Total real estate AUM globally increased by 28.6% last year to €1.8 trn. Interestingly, non-listed real estate funds remain the most popular product – irrespective of manager size - accounting for 60.5% of total AUM in 2014. Institutional investors account for 85.4% of capital flowing into non-listed direct real estate vehicles. More than half of that is from European investors. The remainder is split broadly equally between investors from the Asia-Pacific region and North America. Capital from investors in the Asia-Pacific region has increased significantly since 2013, accounting for almost 23% in 2014, up from 14.2% a year earlier.

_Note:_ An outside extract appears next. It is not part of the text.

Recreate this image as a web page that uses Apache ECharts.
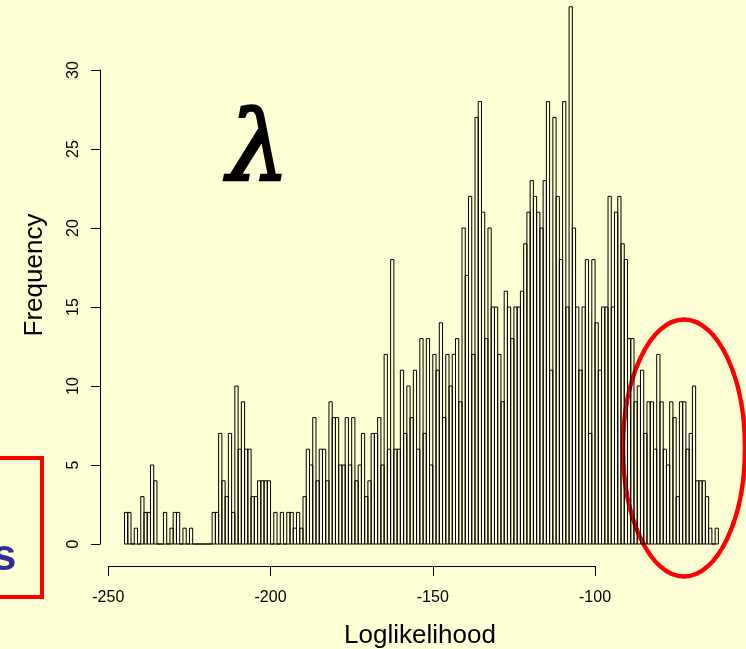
<!DOCTYPE html>
<html>
<head>
<meta charset="utf-8">
<script src="https://cdn.jsdelivr.net/npm/echarts@6/dist/echarts.min.js"></script>
<style>
html,body{margin:0;padding:0;background:#FEFED5;}
#chart{width:746px;height:649px;}
</style>
</head>
<body>
<div id="chart"></div>
<script>
// Histogram bins (left edges, width 1) and counts
const binStart = -245;
const binWidth = 1;
const counts = [
  2,2,0,1,0,3,2,2,5,4,0,0,2,0,1,2,2,0,1,0,1,        // -245 .. -225
  0,0,0,0,0,0,2,2,7,4,3,7,2,10,6,9,6,6,3,3,4,4,4,4,0, // -224 .. -200
  2,0,2,0,2,2,1,2,1,3,6,5,8,4,6,6,4,9,8,8,5,5,8,5,8, // -199 .. -175
  4,5,7,3,4,7,7,8,5,12,6,18,6,6,11,7,10,8,11,6,      // -174 .. -155
  13,7,13,5,12,11,14,8,12,10,12,13,9,20,17,22,12,27,28, // -154 .. -136
  21,13,20,15,15,12,9,16,15,13,15,15,16,19,21,23,22,  // -135 .. -119
  21,20,23,28,11,27,22,18,28,15,34,20,15,11,15,18,7,18, // -118 .. -101
  14,11,15,15,22,15,21,22,19,18,13,13,9,10,11,7,9,9,6,12, // -100 .. -81
  9,6,5,9,8,3,9,9,6,7,10,4,4,4,3,1,0,1                // -80 .. -63
];
const xTicks = [-250, -200, -150, -100];
const yTicks = [0, 5, 10, 15, 20, 25, 30];

const binData = counts.map((c, i) => [binStart + i * binWidth, c]);

const chart = echarts.init(document.getElementById('chart'), null, {renderer: 'canvas'});
const FONT = '"Liberation Sans", Arial, sans-serif';

const option = {
  backgroundColor: '#FEFED5',
  animation: false,
  grid: [
    {left: 108.3, width: 616.55, top: 0.48, height: 543.52},   // plot area (0 at y=544, 15.8 px/unit)
    {left: 108.3, width: 486.75, top: 565, height: 1},          // x axis
    {left: 100, width: 1, top: 70, height: 474}                 // y axis
  ],
  xAxis: [
    {gridIndex: 0, type: 'value', min: -250, max: -60, show: false},
    {gridIndex: 1, type: 'value', min: xTicks[0], max: xTicks[xTicks.length - 1], interval: 50,
     axisLine: {show: true, lineStyle: {color: '#000', width: 1}},
     axisTick: {show: true, length: 10, lineStyle: {color: '#000'}},
     axisLabel: {show: true, color: '#000', fontSize: 16, fontFamily: FONT, margin: 24},
     splitLine: {show: false}},
    {gridIndex: 2, type: 'value', show: false}
  ],
  yAxis: [
    {gridIndex: 0, type: 'value', min: 0, max: 34.4, show: false},
    {gridIndex: 1, type: 'value', show: false},
    {gridIndex: 2, type: 'value', min: yTicks[0], max: yTicks[yTicks.length - 1], interval: 5,
     position: 'left',
     axisLine: {show: true, lineStyle: {color: '#000', width: 1}},
     axisTick: {show: true, length: 9, lineStyle: {color: '#000'}},
     axisLabel: {show: true, color: '#000', fontSize: 16, fontFamily: FONT, rotate: 90, margin: 18},
     splitLine: {show: false}}
  ],
  series: [{
    type: 'custom',
    xAxisIndex: 0, yAxisIndex: 0,
    data: binData,
    renderItem: function (params, api) {
      const x0 = api.value(0), h = api.value(1);
      const p0 = api.coord([x0, 0]);
      const p1 = api.coord([x0 + binWidth, h]);
      return {
        type: 'rect',
        shape: {x: p0[0], y: p1[1], width: p1[0] - p0[0], height: p0[1] - p1[1]},
        style: {fill: 'none', stroke: '#000', lineWidth: 1}
      };
    }
  }],
  graphic: [
    {type: 'text', left: 226, top: 104, style: {text: 'λ', font: 'italic 98px "DejaVu Serif", serif', fill: '#000', stroke: '#000', lineWidth: 2.5}},
    {type: 'text', x: 35, y: 275, rotation: Math.PI / 2,
     style: {text: 'Frequency', font: '26px ' + FONT, fill: '#000', align: 'center', verticalAlign: 'middle'}},
    {type: 'text', x: 420, y: 636,
     style: {text: 'Loglikelihood', font: '26px ' + FONT, fill: '#000', align: 'center', verticalAlign: 'middle'}},
    {type: 'rect', shape: {x: -10, y: 458, width: 52, height: 139}, style: {fill: 'none', stroke: '#FF0000', lineWidth: 4}},
    {type: 'text', x: -8, y: 580, style: {text: 's', font: 'bold 44px ' + FONT, fill: '#2E3192', verticalAlign: 'bottom'}},
    {type: 'ellipse', shape: {cx: 684, cy: 448, rx: 61, ry: 128.5}, style: {fill: 'none', stroke: '#FF0000', lineWidth: 4.5}}
  ]
};
chart.setOption(option);
</script>
</body>
</html>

Pension funds continue to account for the lion’s share of capital or 42.8% of the institutional client base in 2014, down slightly from 50.4% in 2013. Insurance groups remain the second largest group of institutional investors, accounting for 14.4% of the market. However, their share increased fivefold between 2011 and 2014. Fund of fund managers have also seen their share of the pie grow to 6.7% in 2014, up from just 2.7% in 2012. High net worth individuals and family offices also saw their share rise to 7.5% last year, up from 4.9% a year earlier.

Different sized fund managers also offer investors different style strategies. Large fund managers invest 63.9% of their total AUM in core strategies, whereas smaller fund managers in the lower quartile invest 87.7% of their total AUM in non-core strategies. For example, separate accounts comprise 22% of AUM for the upper quartile of fund managers but just 11% for the lower quartile. Top quartile fund managers also have a higher allocation to listed real estate funds and public REITs, at 15%, compared to just 5% for lower quartile managers.